De termen, ‘uitkomen’ en ‘homoseksueel’ staan in ons historische moraal in verband met het plegen van een zwaar vergrijp, met straffen en sociale uitbanning. Met de scheiding van kerk en staat, en het vervallen van de strafbaarheid van ‘seks met gelijke’ is het gegeven in de loop der tijd afgezwakt van een misdrijf naar een taboe. Alleen: zijn we het niet anders gaan noemen. In alle correctheid is er zelfs een term gekomen voor seks met de tegensekse: heteroseksualiteit.

Acceptatieproces
Taboes worden doorbroken met exhibitionisme: het tentoonstellen of -spreiden van aangelegenheden en zaken die men nog niet kent (of erkent). Door mensen bloot te stellen aan nieuwe denkbeelden zal gewenning en uiteindelijk (gedeeltelijke) acceptatie ontstaan. Om dit acceptatieproces voor homorelaties te versnellen, is het goed om ook de begrippenterminologie aan te passen.

Naast het negatieve historische kader van het woord ‘homoseksualiteit’, is seksualiteit een taboewoord en seks een taboe op zich. Dat maakt het twee keer zo moeilijk om ‘homoseksualiteit’ geaccepteerd te krijgen. Seks is en blijft een taboe omdat de beleving en definitie van seks iets heel persoonlijks is en mensen zich niet hoeven te conformeren aan wat een ander daarvan denkt. Een publieke, pluriforme beleving van seks bestaat niet. Er is alleen een wettelijk kader dat bepaalt waar en wanneer iemand over de scheef gaat, in welk geval seks een publieke (juridische) zaak wordt.

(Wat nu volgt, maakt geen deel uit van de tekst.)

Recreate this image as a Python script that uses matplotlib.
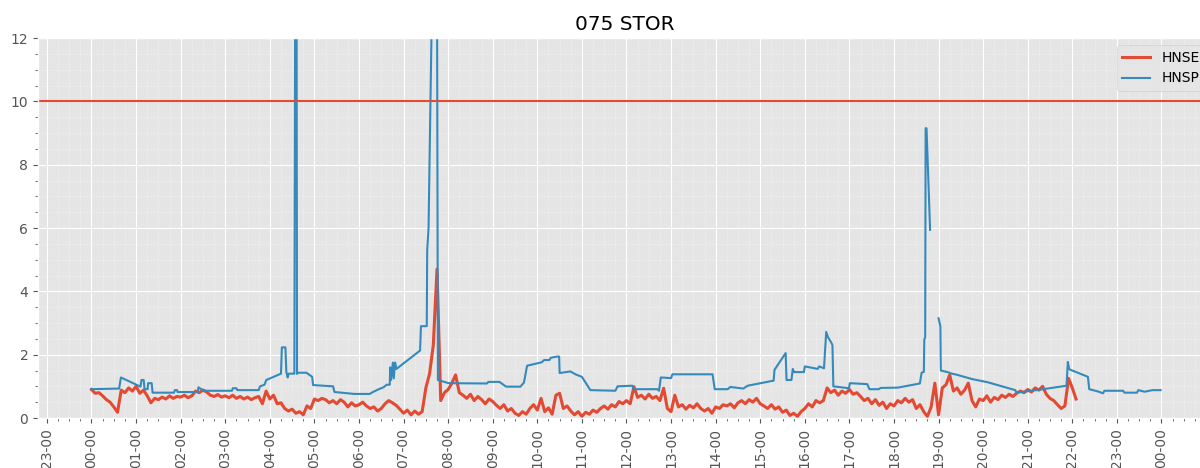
import numpy as np
import pandas as pd
import matplotlib
matplotlib.use("Agg")
import matplotlib.pyplot as plt
import matplotlib.dates as mdates
from matplotlib.ticker import MultipleLocator

# HNSE, one value every 5 minutes from 00:00 (one row per hour)
hnse = [
    0.90, 0.78, 0.80, 0.70, 0.58, 0.50, 0.35, 0.18, 0.88, 0.80, 0.95, 0.85,
    1.00, 0.78, 0.88, 0.70, 0.48, 0.62, 0.58, 0.66, 0.60, 0.70, 0.62, 0.68,
    0.66, 0.72, 0.64, 0.70, 0.85, 0.80, 0.88, 0.82, 0.72, 0.68, 0.74, 0.66,
    0.70, 0.64, 0.72, 0.62, 0.68, 0.60, 0.66, 0.58, 0.64, 0.68, 0.45, 0.85,
    0.60, 0.72, 0.45, 0.48, 0.30, 0.22, 0.28, 0.15, 0.20, 0.10, 0.38, 0.30,
    0.60, 0.55, 0.62, 0.58, 0.48, 0.55, 0.45, 0.58, 0.50, 0.35, 0.48, 0.38,
    0.42, 0.50, 0.38, 0.30, 0.35, 0.22, 0.30, 0.45, 0.55, 0.48, 0.40, 0.28,
    0.15, 0.25, 0.10, 0.22, 0.12, 0.20, 0.95, 1.40, 2.30, 4.70, 0.55, 0.80,
    0.90, 1.10, 1.36, 0.80, 0.72, 0.62, 0.75, 0.55, 0.68, 0.58, 0.45, 0.60,
    0.52, 0.40, 0.30, 0.42, 0.22, 0.30, 0.15, 0.08, 0.20, 0.12, 0.30, 0.42,
    0.25, 0.62, 0.20, 0.32, 0.12, 0.72, 0.78, 0.30, 0.38, 0.22, 0.10, 0.20,
    0.05, 0.18, 0.12, 0.25, 0.18, 0.30, 0.38, 0.28, 0.42, 0.35, 0.52, 0.45,
    0.55, 0.45, 0.99, 0.65, 0.72, 0.60, 0.75, 0.62, 0.68, 0.55, 0.94, 0.30,
    0.20, 0.72, 0.35, 0.42, 0.28, 0.40, 0.32, 0.45, 0.30, 0.22, 0.30, 0.15,
    0.35, 0.30, 0.42, 0.38, 0.45, 0.32, 0.48, 0.55, 0.45, 0.58, 0.50, 0.62,
    0.45, 0.38, 0.30, 0.42, 0.28, 0.35, 0.18, 0.25, 0.08, 0.15, 0.05, 0.20,
    0.30, 0.45, 0.35, 0.55, 0.48, 0.55, 0.95, 0.80, 0.88, 0.72, 0.85, 0.78,
    0.90, 0.75, 0.80, 0.68, 0.55, 0.62, 0.45, 0.58, 0.40, 0.50, 0.30, 0.45,
    0.38, 0.55, 0.48, 0.62, 0.50, 0.58, 0.30, 0.42, 0.20, 0.05, 0.35, 1.10,
    0.10, 0.95, 1.05, 1.36, 0.85, 0.95, 0.75, 0.88, 1.10, 0.55, 0.35, 0.60,
    0.55, 0.70, 0.50, 0.65, 0.58, 0.72, 0.65, 0.75, 0.68, 0.78, 0.85, 0.80,
    0.90, 0.82, 0.95, 0.88, 1.00, 0.75, 0.62, 0.55, 0.42, 0.30, 0.38, 1.25,
    0.95, 0.60,
]

# HNSP, irregular samples (hours after 00:00), nan = gap
hnsp_hours = [
    0.00, 0.62, 0.66, 1.10, 1.12, 1.17, 1.19, 1.26, 1.27, 1.35, 1.37, 1.85,
    1.87, 1.92, 1.93, 2.38, 2.40, 2.45, 2.55, 3.15, 3.17, 3.25, 3.27, 3.75,
    3.78, 3.88, 3.92, 4.25, 4.27, 4.35, 4.37, 4.40, 4.42, 4.55, 4.57, 4.60,
    4.61, 4.63, 4.65, 4.82, 4.95, 4.97, 5.42, 5.45, 5.90, 6.24, 6.31, 6.43,
    6.55, 6.62, 6.69, 6.70, 6.72, 6.76, 6.78, 6.81, 6.84, 7.37, 7.39, 7.52,
    7.53, 7.56, 7.60, 7.63, 7.66, 7.74, 7.77, 8.01, 8.87, 8.90, 9.15, 9.30,
    9.62, 9.70, 9.77, 10.10, 10.15, 10.27, 10.30, 10.44, 10.49, 10.50, 10.74, 10.87,
    11.00, 11.19, 11.75, 11.80, 12.13, 12.16, 12.69, 12.73, 12.77, 13.00, 13.03, 13.93,
    13.98, 14.27, 14.33, 14.62, 14.72, 15.30, 15.32, 15.57, 15.59, 15.70, 15.73, 15.76,
    15.98, 16.00, 16.29, 16.32, 16.43, 16.48, 16.52, 16.59, 16.62, 16.64, 16.99, 17.01,
    17.40, 17.45, 17.66, 17.70, 18.09, 18.58, 18.62, 18.67, 18.68, 18.70, 18.71, 18.73,
    18.81, 18.90, 19.00, 19.04, 19.05, 19.20, 19.30, 19.40, 19.75, 20.10, 20.72, 20.75,
    21.30, 21.87, 21.90, 21.93, 22.35, 22.38, 22.57, 22.69, 22.72, 23.14, 23.17, 23.45,
    23.48, 23.62, 23.80, 23.98,
]
hnsp_values = [
    0.91, 0.93, 1.28, 0.99, 1.20, 1.20, 0.91, 0.91, 1.10, 1.10, 0.80, 0.80,
    0.88, 0.88, 0.82, 0.82, 0.97, 0.92, 0.86, 0.86, 0.94, 0.94, 0.88, 0.88,
    1.00, 1.05, 1.20, 1.40, 2.23, 2.23, 1.46, 1.28, 1.40, 1.40, 14.0, 14.0,
    1.40, np.nan, 1.43, 1.43, 1.30, 1.04, 1.00, 0.82, 0.76, 0.76, 0.82, 0.90,
    0.97, 1.05, 1.05, 1.60, 1.20, 1.75, 1.25, 1.75, 1.55, 2.13, 2.90, 2.90,
    5.30, 6.00, 9.60, 12.5, 20.0, 20.0, 1.20, 1.10, 1.09, 1.14, 1.14, 0.99,
    0.99, 1.12, 1.65, 1.76, 1.83, 1.83, 1.90, 1.94, 1.94, 1.42, 1.47, 1.37,
    1.30, 0.88, 0.86, 1.00, 1.02, 0.91, 0.91, 0.86, 1.28, 1.26, 1.38, 1.38,
    0.91, 0.91, 0.98, 0.93, 1.02, 1.18, 1.52, 2.05, 1.20, 1.20, 1.55, 1.45,
    1.45, 1.63, 1.55, 1.63, 1.57, 2.72, 2.55, 2.39, 2.30, 1.00, 0.94, 1.10,
    1.07, 0.91, 0.91, 0.95, 0.96, 1.09, 1.43, 1.46, 2.48, 2.55, 9.15, 9.15,
    5.94, np.nan, 3.15, 2.90, 1.50, 1.45, 1.40, 1.37, 1.23, 1.13, 0.88, 0.80,
    0.90, 1.02, 1.77, 1.54, 1.30, 0.91, 0.84, 0.78, 0.86, 0.86, 0.80, 0.80,
    0.88, 0.83, 0.88, 0.88,
]

threshold = 10

day = pd.Timestamp("2023-01-01")
hnse_time = pd.date_range(day, periods=len(hnse), freq="5min")
hnsp_time = day + pd.to_timedelta(hnsp_hours, unit="h")

plt.style.use("ggplot")
fig = plt.figure(figsize=(12, 4.68), dpi=100)
ax = fig.add_axes([38 / 1200, 50 / 468, (1212 - 38) / 1200, 380 / 468])

ax.plot(hnse_time, hnse, color="#E24A33", linewidth=2.2, label="HNSE")
ax.plot(hnsp_time, hnsp_values, color="#348ABD", linewidth=1.5, label="HNSP")
ax.axhline(threshold, color="#E24A33", linewidth=1.5)

ax.set_xlim(day - pd.Timedelta(minutes=72), day + pd.Timedelta(hours=25, minutes=8))
ax.set_ylim(0, 12)
ax.yaxis.set_major_locator(MultipleLocator(2))
ax.yaxis.set_minor_locator(MultipleLocator(0.5))
ax.xaxis.set_major_locator(mdates.HourLocator(interval=1))
ax.xaxis.set_minor_locator(mdates.MinuteLocator(byminute=[15, 30, 45]))
ax.xaxis.set_major_formatter(mdates.DateFormatter("%H-%M"))
plt.setp(ax.get_xticklabels(), rotation=90)
ax.grid(which="minor", color="white", linestyle=":", linewidth=0.6, alpha=0.6)

ax.set_title("075 STOR")
ax.legend(loc="upper right")

fig.savefig("out.png", dpi=100)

Wanneer iemand zegt: ‘Ik ben homoseksueel,’ hoort de ander: ‘Ik heb seks met iemand van het gelijke geslacht.’  Daarmee schotelt de een de ander een taboe voor, dat moeilijk bespreekbaar en accepteerbaar is. Naast de eerdere bezwaren over het woord ‘homoseksueel’ is het ook niet relevant voor het hebben van een relatie of er sprake is van seks. Ten tweede gaat het een ander ook niet aan of er binnen een relatie sprake is van seks. Er zijn vele echte relaties tussen mannen en vrouwen, vrouwen en vrouwen en mannen en mannen, die zonder seks zijn en vooral, die een hoger platonisch element in zich hebben. Ik noem maar: liefde, respect, wederkerigheid, emotionele en fysieke steun en de zorg voor elkaar.

Homoaffectief
Het begrip ’homoseksualiteit’ doet deze hogere elementen binnen een relatie met het uitspreken of het ‘bekennen’ ervan in één klap teniet: ‘Ik heb seks met iemand van het gelijke geslacht…’ Het maakt meer kapot dan het bevordert, en dat gegeven doet mensen en paren onaanvaardbaar geweld aan in het proces van acceptatie.

Voor COC wellicht tijd om de terminologie uit de taboesfeer te trekken, zodat relaties tussen gelijken echt gelijk kunnen worden. Leden van COC zijn homoaffectief, en of daarbij sprake is van seks, is niemands zaak behalve de eigen.

Seksuele gezondheid en verspreiding van HIV en AIDS zijn in belangrijke mate gerelateerd aan homodiscriminatie.